On Aug. 13, local NAACP President Nelson Linder filed a lawsuit against the city on behalf of Unconventional Austin, taking issue with that ballot language. In a press release, Linder faulted the city's language for not specifying that denying HOT revenues for Convention Center expansion could allow for more funding for "cultural, arts and other authorized tourism-related programs." Although UA's lawsuit was rejected by the Texas Supreme Court on Aug. 15, Linder quickly refiled it with the 3rd Court of Appeals in Austin. The Travis County Clerk's Office will begin printing ballots on Sept. 5, so the final language must be submitted before then.

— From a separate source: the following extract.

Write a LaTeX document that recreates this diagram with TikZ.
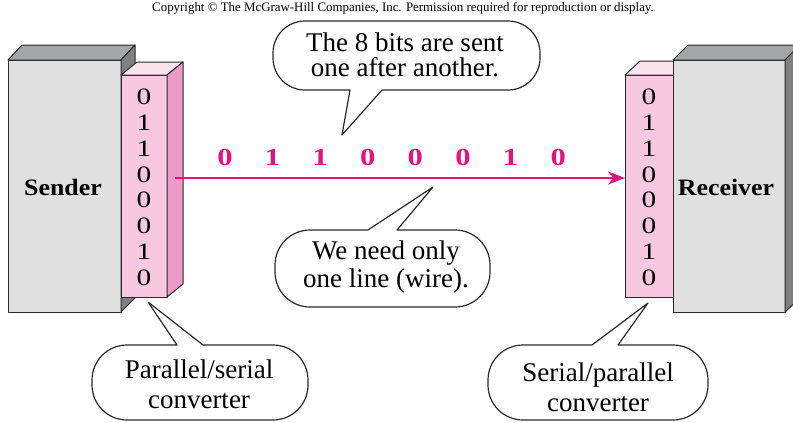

While the HOT battle continues to heat up, the fight over the other citizen initiative on the ballot (Proposition A, also approved on Aug. 8) has cooled down significantly. On Monday, Fair Play Austin – the political action committee that took up the fight against the planned Major League Soccer stadium set to break ground in September at McKalla Place near the Domain – announced it would not campaign in support of the proposition. Chris Lippincott, a spokesperson for the group, emailed a brief statement to reporters that said, "In its current condition, passing Proposition A would do more harm than the good intended when we initially supported it. Given how far the ballot language has drifted from its original intent to give voters a say on whether the City should give away valuable land and waive property taxes, Fair Play Austin PAC will not undertake any effort to support the passage of Proposition A." Those two sentences could bring a hurried end to a political battle that has stretched over two years.

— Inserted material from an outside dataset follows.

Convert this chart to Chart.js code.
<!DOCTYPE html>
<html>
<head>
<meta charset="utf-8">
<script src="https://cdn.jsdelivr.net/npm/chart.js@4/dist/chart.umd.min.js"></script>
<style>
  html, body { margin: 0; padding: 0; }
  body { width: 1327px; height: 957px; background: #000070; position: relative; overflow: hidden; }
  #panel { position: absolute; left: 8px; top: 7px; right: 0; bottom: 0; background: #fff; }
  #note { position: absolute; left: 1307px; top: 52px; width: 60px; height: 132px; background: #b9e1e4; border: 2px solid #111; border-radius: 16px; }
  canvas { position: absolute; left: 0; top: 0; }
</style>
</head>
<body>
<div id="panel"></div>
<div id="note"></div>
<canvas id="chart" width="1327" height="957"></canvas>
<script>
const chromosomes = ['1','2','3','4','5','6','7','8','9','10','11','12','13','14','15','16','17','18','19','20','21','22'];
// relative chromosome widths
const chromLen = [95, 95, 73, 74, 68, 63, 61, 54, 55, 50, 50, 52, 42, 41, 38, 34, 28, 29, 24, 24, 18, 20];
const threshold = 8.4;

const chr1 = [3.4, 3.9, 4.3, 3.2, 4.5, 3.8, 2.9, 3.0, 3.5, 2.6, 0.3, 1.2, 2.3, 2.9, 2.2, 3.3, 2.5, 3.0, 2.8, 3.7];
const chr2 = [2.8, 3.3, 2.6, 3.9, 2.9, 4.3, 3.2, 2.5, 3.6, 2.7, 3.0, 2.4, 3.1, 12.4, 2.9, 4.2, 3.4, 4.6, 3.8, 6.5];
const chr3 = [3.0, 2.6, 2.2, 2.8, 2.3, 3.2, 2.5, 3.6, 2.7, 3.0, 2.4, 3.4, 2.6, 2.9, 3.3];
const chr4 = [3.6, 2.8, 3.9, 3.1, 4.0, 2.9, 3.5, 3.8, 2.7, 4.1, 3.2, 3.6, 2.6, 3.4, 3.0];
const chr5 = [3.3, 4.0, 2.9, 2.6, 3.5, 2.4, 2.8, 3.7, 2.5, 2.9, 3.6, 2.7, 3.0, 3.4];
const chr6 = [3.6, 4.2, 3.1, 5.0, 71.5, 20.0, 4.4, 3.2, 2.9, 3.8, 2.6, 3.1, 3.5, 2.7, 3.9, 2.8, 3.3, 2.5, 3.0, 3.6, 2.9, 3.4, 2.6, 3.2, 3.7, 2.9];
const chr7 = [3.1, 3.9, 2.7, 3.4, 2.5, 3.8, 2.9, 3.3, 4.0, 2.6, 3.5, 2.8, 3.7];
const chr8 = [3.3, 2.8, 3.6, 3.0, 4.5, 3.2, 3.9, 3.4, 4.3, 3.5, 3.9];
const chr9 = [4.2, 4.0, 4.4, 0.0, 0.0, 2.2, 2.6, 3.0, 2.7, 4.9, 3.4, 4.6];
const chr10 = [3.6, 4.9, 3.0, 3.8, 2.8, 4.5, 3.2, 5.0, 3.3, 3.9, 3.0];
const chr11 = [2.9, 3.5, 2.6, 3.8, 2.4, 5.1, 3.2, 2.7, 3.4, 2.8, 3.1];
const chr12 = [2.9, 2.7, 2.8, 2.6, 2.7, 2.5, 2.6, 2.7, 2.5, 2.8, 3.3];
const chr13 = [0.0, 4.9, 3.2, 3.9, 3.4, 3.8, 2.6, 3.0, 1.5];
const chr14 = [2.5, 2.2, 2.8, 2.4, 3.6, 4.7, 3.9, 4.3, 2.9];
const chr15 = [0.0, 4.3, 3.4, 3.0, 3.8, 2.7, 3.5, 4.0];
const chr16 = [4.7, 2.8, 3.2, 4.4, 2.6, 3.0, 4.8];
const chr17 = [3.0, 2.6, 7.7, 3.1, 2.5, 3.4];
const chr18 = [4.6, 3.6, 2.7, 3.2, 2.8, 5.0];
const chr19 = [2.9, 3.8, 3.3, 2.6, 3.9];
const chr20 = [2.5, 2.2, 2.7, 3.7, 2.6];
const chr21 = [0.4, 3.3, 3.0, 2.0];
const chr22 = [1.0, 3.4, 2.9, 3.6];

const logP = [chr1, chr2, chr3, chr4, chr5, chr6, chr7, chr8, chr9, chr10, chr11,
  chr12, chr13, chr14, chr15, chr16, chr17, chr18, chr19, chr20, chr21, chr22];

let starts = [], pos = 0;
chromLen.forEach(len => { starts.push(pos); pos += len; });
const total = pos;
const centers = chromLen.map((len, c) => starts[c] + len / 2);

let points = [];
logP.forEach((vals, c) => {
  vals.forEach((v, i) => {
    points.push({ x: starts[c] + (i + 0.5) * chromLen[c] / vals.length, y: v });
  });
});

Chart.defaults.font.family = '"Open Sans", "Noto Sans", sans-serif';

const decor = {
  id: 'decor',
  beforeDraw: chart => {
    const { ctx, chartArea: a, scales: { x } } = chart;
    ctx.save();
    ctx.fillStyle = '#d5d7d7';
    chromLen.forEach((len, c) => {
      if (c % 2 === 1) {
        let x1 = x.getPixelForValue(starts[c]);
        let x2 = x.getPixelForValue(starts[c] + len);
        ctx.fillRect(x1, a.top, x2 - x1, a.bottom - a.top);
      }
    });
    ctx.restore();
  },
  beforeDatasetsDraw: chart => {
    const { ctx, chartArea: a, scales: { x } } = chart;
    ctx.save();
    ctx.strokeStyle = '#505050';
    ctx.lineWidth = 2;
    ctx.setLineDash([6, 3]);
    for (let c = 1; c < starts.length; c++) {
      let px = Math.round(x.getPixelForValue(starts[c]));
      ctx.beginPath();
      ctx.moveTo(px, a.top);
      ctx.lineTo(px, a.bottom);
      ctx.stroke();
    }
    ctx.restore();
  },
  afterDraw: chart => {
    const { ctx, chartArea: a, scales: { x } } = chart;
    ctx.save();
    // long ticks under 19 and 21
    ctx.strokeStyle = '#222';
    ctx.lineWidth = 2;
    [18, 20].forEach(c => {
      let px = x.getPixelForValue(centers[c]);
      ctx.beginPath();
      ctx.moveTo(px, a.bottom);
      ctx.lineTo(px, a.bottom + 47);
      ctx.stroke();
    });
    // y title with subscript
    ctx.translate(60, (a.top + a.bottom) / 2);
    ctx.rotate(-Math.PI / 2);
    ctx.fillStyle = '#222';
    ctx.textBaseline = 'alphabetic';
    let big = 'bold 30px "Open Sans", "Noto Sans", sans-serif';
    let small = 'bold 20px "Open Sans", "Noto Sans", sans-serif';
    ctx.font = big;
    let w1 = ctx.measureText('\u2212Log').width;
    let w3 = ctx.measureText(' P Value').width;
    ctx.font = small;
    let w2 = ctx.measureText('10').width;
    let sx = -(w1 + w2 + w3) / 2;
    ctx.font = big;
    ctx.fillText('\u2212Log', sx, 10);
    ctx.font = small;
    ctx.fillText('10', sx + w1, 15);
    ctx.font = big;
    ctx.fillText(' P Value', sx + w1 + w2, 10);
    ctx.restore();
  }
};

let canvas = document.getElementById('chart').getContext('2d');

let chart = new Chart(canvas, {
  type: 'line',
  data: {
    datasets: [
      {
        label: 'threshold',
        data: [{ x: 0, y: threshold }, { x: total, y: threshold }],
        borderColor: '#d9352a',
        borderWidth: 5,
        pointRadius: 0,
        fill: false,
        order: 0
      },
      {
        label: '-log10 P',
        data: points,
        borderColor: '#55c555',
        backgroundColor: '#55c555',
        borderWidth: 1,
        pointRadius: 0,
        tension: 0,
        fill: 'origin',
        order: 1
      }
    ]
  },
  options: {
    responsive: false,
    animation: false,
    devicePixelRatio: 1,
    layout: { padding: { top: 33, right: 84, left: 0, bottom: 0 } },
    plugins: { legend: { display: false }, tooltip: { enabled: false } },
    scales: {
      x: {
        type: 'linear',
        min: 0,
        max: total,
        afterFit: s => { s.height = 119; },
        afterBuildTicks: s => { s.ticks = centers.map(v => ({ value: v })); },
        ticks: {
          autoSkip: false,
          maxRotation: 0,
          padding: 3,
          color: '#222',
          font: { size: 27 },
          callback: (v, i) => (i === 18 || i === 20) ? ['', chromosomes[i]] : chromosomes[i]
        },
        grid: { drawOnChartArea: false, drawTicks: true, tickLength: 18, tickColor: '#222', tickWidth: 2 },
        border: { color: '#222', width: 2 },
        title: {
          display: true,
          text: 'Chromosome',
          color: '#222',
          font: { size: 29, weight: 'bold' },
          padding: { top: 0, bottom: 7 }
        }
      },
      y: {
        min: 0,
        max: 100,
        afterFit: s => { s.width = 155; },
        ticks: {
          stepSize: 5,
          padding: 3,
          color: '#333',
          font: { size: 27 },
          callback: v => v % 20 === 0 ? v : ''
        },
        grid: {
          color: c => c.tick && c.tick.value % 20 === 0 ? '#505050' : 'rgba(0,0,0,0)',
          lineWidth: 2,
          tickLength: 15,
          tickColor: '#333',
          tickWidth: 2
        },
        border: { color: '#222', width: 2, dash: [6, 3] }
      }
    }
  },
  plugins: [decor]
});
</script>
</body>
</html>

Curiously, the Fair Play statement does not assert how the Council-approved language deviates from the "original intent" of the petition drive, which originated with the now-defunct IndyAustin PAC before ending up with Fair Play, which is backed almost entirely by Austin Bold FC owner and Circuit of the Americas Chairman Bobby Epstein. Adding to the challenge for Prop A supporters, the opposition Austin United PAC, formed in July by MLS in Austin advocate Derek Ensign, commissioned attorney James Cousar of Thompson & Knight to analyze potential impacts if voters approved Prop A. The Cousar memo, reviewed by the Chronicle, offers a devastating assessment of both Prop A's legality and its impact on city venues and events far from McKalla Place.

Under Prop A, the "sale, lease, conveyance, mortgage, or alienation" of any city-owned land for use in a sports or entertainment capacity would require supermajority approval by Council and approval by Austin voters. Moreover, the proposed ordinance would require potential owners or lessees of city land to meet other criteria the memo deems "onerous," such as agreeing to forfeit tax-exempt status; making public "all agreements, documents, files, communications, and records" relating to the deal; and taking financial responsibility for "all off-site infrastructure costs and municipal services costs" stemming from the construction of the facility.

Though focused on the particulars of the deal involving Austin FC, the ordinance could apply to deals the city has already struck (excluding the Trail of Lights and Austin City Limits Music Festival, which are explicitly named as exceptions in the proposed ordinance). The memo concludes succinctly: "The result could be loss of entertainment and sports facilities that the citizens of Austin now use and enjoy or could enjoy, in the future."

Still, the pro-stadium side is preparing for a fight. Mark Littlefield, a local political consultant who worked to bring the MLS deal to Council, pointed out that the Fair Play PAC has not been dissolved. "We don't believe they're done," Littlefield told us, "and we're prepared to spend big money just in case."